EXERCISE GOAL →
Extract, exactly, the lines from the line containing "Clone this chart in D3.js." to the line containing "const rows = series.map((s, si)", with both lines included and any pictures left out.

══ DATA PROVIDED

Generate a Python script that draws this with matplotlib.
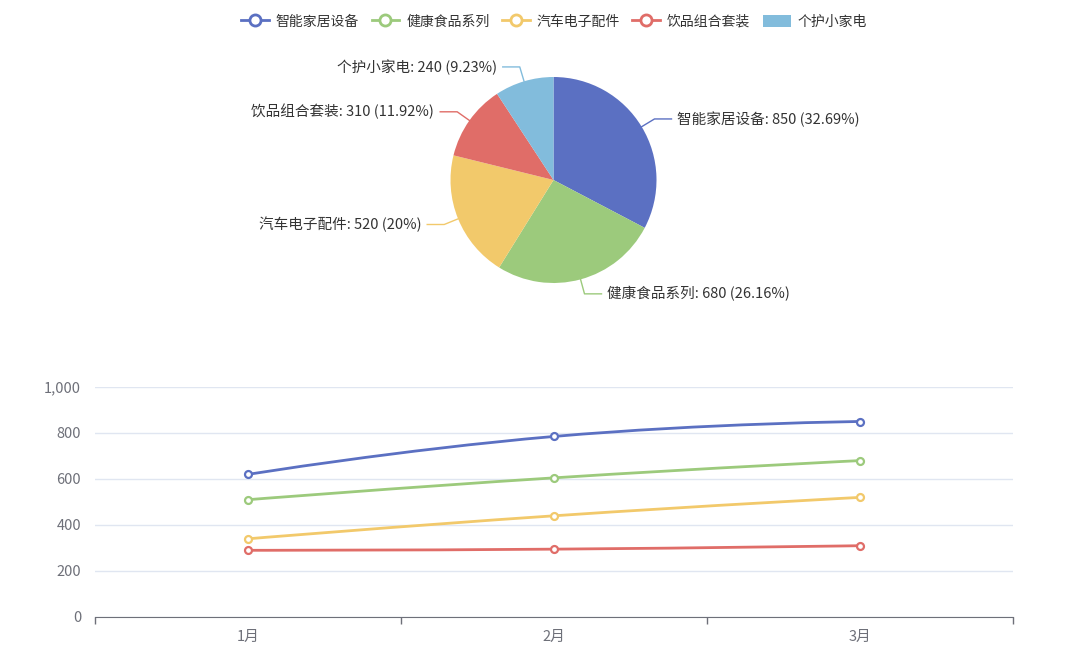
import numpy as np
import matplotlib.pyplot as plt
from matplotlib.path import Path
from matplotlib.patches import PathPatch, Patch
from matplotlib.lines import Line2D

plt.rcParams['font.family'] = ['Noto Sans CJK SC', 'DejaVu Sans']

# data
categories = ['智能家居设备', '健康食品系列', '汽车电子配件', '饮品组合套装', '个护小家电']
pie_values = [850, 680, 520, 310, 240]
months = ['1月', '2月', '3月']
line_series = {
    '智能家居设备': [620, 785, 850],
    '健康食品系列': [510, 605, 680],
    '汽车电子配件': [340, 440, 520],
    '饮品组合套装': [290, 295, 310],
}
colors = ['#5b70c2', '#9cca7c', '#f2c96b', '#e06d68', '#82bcdc']

AXIS_GRAY = '#6E7079'
GRID = '#E0E6F1'
TEXT = '#333333'


def percents(vals, digits=2):
    # largest remainder method, like echarts getPercentWithPrecision
    total = sum(vals)
    scale = 10 ** digits
    raw = [v / total * 100 * scale for v in vals]
    base = [int(np.floor(r)) for r in raw]
    left = 100 * scale - sum(base)
    order = sorted(range(len(vals)), key=lambda i: raw[i] - base[i], reverse=True)
    for i in order[:left]:
        base[i] += 1
    return [b / scale for b in base]


def smooth_path(ax, xs, ys, smooth=0.5):
    pts = ax.transData.transform(np.column_stack([xs, ys]))
    n = len(pts)
    verts = [pts[0]]
    codes = [Path.MOVETO]
    cps = []
    for i in range(n):
        if i == 0 or i == n - 1:
            cps.append((pts[i], pts[i]))
            continue
        prev, cur, nxt = pts[i - 1], pts[i], pts[i + 1]
        v = (nxt - prev) * smooth
        d0 = np.hypot(*(cur - prev))
        d1 = np.hypot(*(nxt - cur))
        s = d0 + d1
        cps.append((cur - v * d0 / s, cur + v * d1 / s))
    for i in range(1, n):
        verts += [cps[i - 1][1], cps[i][0], pts[i]]
        codes += [Path.CURVE4] * 3
    verts = ax.transData.inverted().transform(np.array(verts))
    return Path(verts, codes)


fig = plt.figure(figsize=(10.8, 6.62), dpi=100)
W, H = 1080, 662

# pie, drawn in a pixel-coordinate overlay
ax_pie = fig.add_axes([0, 0, 1, 1])
cx, cy, r = 553.5, H - 180, 103
ax_pie.pie(pie_values, colors=colors, startangle=90, counterclock=False,
           center=(cx, cy), radius=r, wedgeprops=dict(linewidth=0))
ax_pie.set_xlim(0, W)
ax_pie.set_ylim(0, H)
ax_pie.set_aspect('auto')
ax_pie.axis('off')

pcts = percents(pie_values)
total = sum(pie_values)
cum = 0
for name, v, p, c in zip(categories, pie_values, pcts, colors):
    mid = (cum + v / 2) / total
    cum += v
    ang = np.deg2rad(90 - mid * 360)
    x0, y0 = cx + r * np.cos(ang), cy + r * np.sin(ang)
    x1, y1 = cx + (r + 15) * np.cos(ang), cy + (r + 15) * np.sin(ang)
    side = 1 if np.cos(ang) >= 0 else -1
    x2 = x1 + side * 17
    ax_pie.plot([x0, x1, x2], [y0, y1, y1], color=c, lw=1)
    ax_pie.text(x2 + side * 6, y1, f'{name}: {v} ({p:g}%)', fontsize=10.5,
                color=TEXT, ha='left' if side > 0 else 'right', va='center')

# line chart
ax = fig.add_axes([95 / W, 1 - 617 / H, (1013 - 95) / W, (617 - 387) / H])
ax.set_xlim(-0.5, len(months) - 0.5)
ax.set_ylim(0, 1000)
x = np.arange(len(months))
for (name, vals), c in zip(line_series.items(), colors):
    ax.add_patch(PathPatch(smooth_path(ax, x, vals), fill=False, edgecolor=c, lw=2, zorder=3))
    ax.plot(x, vals, linestyle='none', marker='o', markersize=5, mfc='white',
            mec=c, mew=1.6, zorder=4)

ax.set_yticks(range(0, 1001, 200))
ax.set_yticklabels([f'{t:,}' for t in range(0, 1001, 200)])
ax.grid(axis='y', color=GRID, lw=1)
ax.set_axisbelow(True)
ax.set_xticks(x)
ax.set_xticklabels(months)
ax.set_xticks(np.arange(-0.5, len(months)), minor=True)
ax.tick_params(axis='x', which='major', length=0, pad=9, labelsize=10.5, labelcolor=AXIS_GRAY)
ax.tick_params(axis='x', which='minor', length=5, color=AXIS_GRAY, width=1)
ax.tick_params(axis='y', length=0, pad=10, labelsize=10.5, labelcolor=AXIS_GRAY)
for s in ['top', 'right', 'left']:
    ax.spines[s].set_visible(False)
ax.spines['bottom'].set_color(AXIS_GRAY)

# legend
handles = [Line2D([0], [0], color=c, lw=2, marker='o', markersize=8, mfc='white', mew=2)
           for c in colors[:4]]
handles.append(Patch(facecolor=colors[4], edgecolor='none'))
fig.legend(handles, categories, loc='upper center', bbox_to_anchor=(0.513, 0.997),
           ncol=5, frameon=False, fontsize=10, handlelength=2.0, handleheight=1.0,
           handletextpad=0.5, columnspacing=0.9, labelcolor=TEXT)

fig.savefig('out.png', dpi=100)
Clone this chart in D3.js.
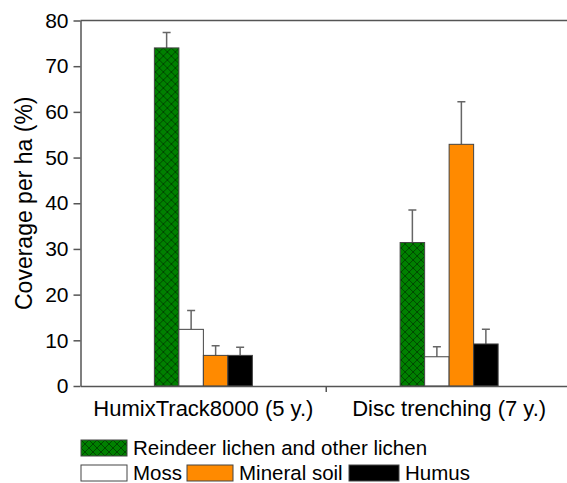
<!DOCTYPE html>
<html>
<head>
<meta charset="utf-8">
<script src="https://cdn.jsdelivr.net/npm/d3@7"></script>
<style>
  body { margin: 0; background: #fff; }
  text { font-family: "Liberation Sans", Arial, sans-serif; fill: #000; }
</style>
</head>
<body>
<div id="chart"></div>
<script>
// Data
const categories = ["HumixTrack8000 (5 y.)", "Disc trenching (7 y.)"];
const series = ["Reindeer lichen and other lichen", "Moss", "Mineral soil", "Humus"];
const means = [
  [74.0, 12.4, 6.7, 6.7],
  [31.4, 6.4, 52.9, 9.2]
];
const errors = [
  [3.4, 4.1, 2.1, 1.8],
  [7.1, 2.2, 9.3, 3.2]
];
const yTicks = [0, 10, 20, 30, 40, 50, 60, 70, 80];

const W = 567, H = 483;
const margin = {top: 20.5, left: 80.5, bottom: 97};
const colors = {"Reindeer lichen and other lichen": "url(#hatch)", "Moss": "#ffffff", "Mineral soil": "#ff8a00", "Humus": "#000000"};

const svg = d3.select("#chart").append("svg")
  .attr("width", W)
  .attr("height", H);

// crosshatch pattern for the lichen bars
const defs = svg.append("defs");
const pat = defs.append("pattern")
  .attr("id", "hatch")
  .attr("patternUnits", "userSpaceOnUse")
  .attr("width", 8).attr("height", 8);
pat.append("rect").attr("width", 8).attr("height", 8).attr("fill", "#008000");
pat.append("path")
  .attr("d", "M0,0L8,8M8,0L0,8M-1,7L1,9M7,-1L9,1")
  .attr("stroke", "#003a00")
  .attr("stroke-width", 0.8);

const y = d3.scaleLinear()
  .domain([0, 80])
  .range([H - margin.bottom, margin.top]);

const x = d3.scaleBand()
  .domain(categories)
  .range([margin.left, 572])
  .padding(0);

const xs = d3.scaleBand()
  .domain(series)
  .range([-49, 49]);

// top frame line
svg.append("line")
  .attr("x1", margin.left).attr("x2", W)
  .attr("y1", y(80)).attr("y2", y(80))
  .attr("stroke", "#555").attr("stroke-width", 1.5);

// bars
const groups = svg.selectAll(".grp")
  .data(categories)
  .enter().append("g")
  .attr("class", "grp")
  .attr("transform", d => `translate(${x(d) + x.bandwidth() / 2},0)`);

groups.each(function (cat, ci) {
  const g = d3.select(this);
  const rows = series.map((s, si) => ({s, v: means[ci][si], e: errors[ci][si]}));

  // error bars (upper only)
  g.selectAll(".err")
    .data(rows)
    .enter().append("path")
    .attr("class", "err")
    .attr("d", d => {
      const cx = xs(d.s) + xs.bandwidth() / 2;
      return `M${cx},${y(d.v)}V${y(d.v + d.e)}M${cx - 4},${y(d.v + d.e)}H${cx + 4}`;
    })
    .attr("fill", "none")
    .attr("stroke", "#666")
    .attr("stroke-width", 1.5);

  g.selectAll(".bar")
    .data(rows)
    .enter().append("rect")
    .attr("class", "bar")
    .attr("x", d => xs(d.s))
    .attr("y", d => y(d.v))
    .attr("width", xs.bandwidth())
    .attr("height", d => y(0) - y(d.v))
    .attr("fill", d => colors[d.s])
    .attr("stroke", "#444")
    .attr("stroke-width", 1);
});

// y axis
const yAxis = svg.append("g")
  .attr("transform", `translate(${margin.left},0)`)
  .call(d3.axisLeft(y).tickValues(yTicks).tickSize(7).tickPadding(5).tickSizeOuter(0));
yAxis.select(".domain").attr("stroke", "#555").attr("stroke-width", 1.5);
yAxis.selectAll(".tick line").attr("stroke", "#555").attr("stroke-width", 1.5);
yAxis.selectAll("text").attr("font-size", "21px").attr("fill", "#000")
  .style("font-family", "'Liberation Sans', Arial, sans-serif");

// x axis
const xAxis = svg.append("g")
  .attr("transform", `translate(0,${y(0)})`)
  .call(d3.axisBottom(x).tickSize(0).tickPadding(14).tickSizeOuter(0));
xAxis.select(".domain").attr("stroke", "#555").attr("stroke-width", 1.5);
xAxis.selectAll("text").attr("font-size", "22px").attr("fill", "#000")
  .style("font-family", "'Liberation Sans', Arial, sans-serif");
// divider tick between the two groups
xAxis.append("line")
  .attr("x1", x(categories[1])).attr("x2", x(categories[1]))
  .attr("y1", 0).attr("y2", 6)
  .attr("stroke", "#555").attr("stroke-width", 1.5);

// y axis title
svg.append("text")
  .attr("transform", `translate(32,${(y(0) + y(80)) / 2}) rotate(-90)`)
  .attr("text-anchor", "middle")
  .attr("font-size", "23px")
  .text("Coverage per ha (%)");

// legend
const legendPos = [
  {x: 81, y: 440},
  {x: 81, y: 465},
  {x: 187, y: 465},
  {x: 349, y: 465}
];
const boxW = [46, 46, 46, 50];
const leg = svg.selectAll(".leg")
  .data(series)
  .enter().append("g")
  .attr("class", "leg")
  .attr("transform", (d, i) => `translate(${legendPos[i].x},${legendPos[i].y})`);
leg.append("rect")
  .attr("width", (d, i) => boxW[i])
  .attr("height", 16)
  .attr("fill", d => colors[d])
  .attr("stroke", "#444")
  .attr("stroke-width", 1);
leg.append("text")
  .attr("x", (d, i) => boxW[i] + 6)
  .attr("y", 15)
  .attr("font-size", "20.5px")
  .text(d => d);
</script>
</body>
</html>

════

SOLUTION BELOW →
Clone this chart in D3.js.
<!DOCTYPE html>
<html>
<head>
<meta charset="utf-8">
<script src="https://cdn.jsdelivr.net/npm/d3@7"></script>
<style>
  body { margin: 0; background: #fff; }
  text { font-family: "Liberation Sans", Arial, sans-serif; fill: #000; }
</style>
</head>
<body>
<div id="chart"></div>
<script>
// Data
const categories = ["HumixTrack8000 (5 y.)", "Disc trenching (7 y.)"];
const series = ["Reindeer lichen and other lichen", "Moss", "Mineral soil", "Humus"];
const means = [
  [74.0, 12.4, 6.7, 6.7],
  [31.4, 6.4, 52.9, 9.2]
];
const errors = [
  [3.4, 4.1, 2.1, 1.8],
  [7.1, 2.2, 9.3, 3.2]
];
const yTicks = [0, 10, 20, 30, 40, 50, 60, 70, 80];

const W = 567, H = 483;
const margin = {top: 20.5, left: 80.5, bottom: 97};
const colors = {"Reindeer lichen and other lichen": "url(#hatch)", "Moss": "#ffffff", "Mineral soil": "#ff8a00", "Humus": "#000000"};

const svg = d3.select("#chart").append("svg")
  .attr("width", W)
  .attr("height", H);

// crosshatch pattern for the lichen bars
const defs = svg.append("defs");
const pat = defs.append("pattern")
  .attr("id", "hatch")
  .attr("patternUnits", "userSpaceOnUse")
  .attr("width", 8).attr("height", 8);
pat.append("rect").attr("width", 8).attr("height", 8).attr("fill", "#008000");
pat.append("path")
  .attr("d", "M0,0L8,8M8,0L0,8M-1,7L1,9M7,-1L9,1")
  .attr("stroke", "#003a00")
  .attr("stroke-width", 0.8);

const y = d3.scaleLinear()
  .domain([0, 80])
  .range([H - margin.bottom, margin.top]);

const x = d3.scaleBand()
  .domain(categories)
  .range([margin.left, 572])
  .padding(0);

const xs = d3.scaleBand()
  .domain(series)
  .range([-49, 49]);

// top frame line
svg.append("line")
  .attr("x1", margin.left).attr("x2", W)
  .attr("y1", y(80)).attr("y2", y(80))
  .attr("stroke", "#555").attr("stroke-width", 1.5);

// bars
const groups = svg.selectAll(".grp")
  .data(categories)
  .enter().append("g")
  .attr("class", "grp")
  .attr("transform", d => `translate(${x(d) + x.bandwidth() / 2},0)`);

groups.each(function (cat, ci) {
  const g = d3.select(this);
  const rows = series.map((s, si) => ({s, v: means[ci][si], e: errors[ci][si]}));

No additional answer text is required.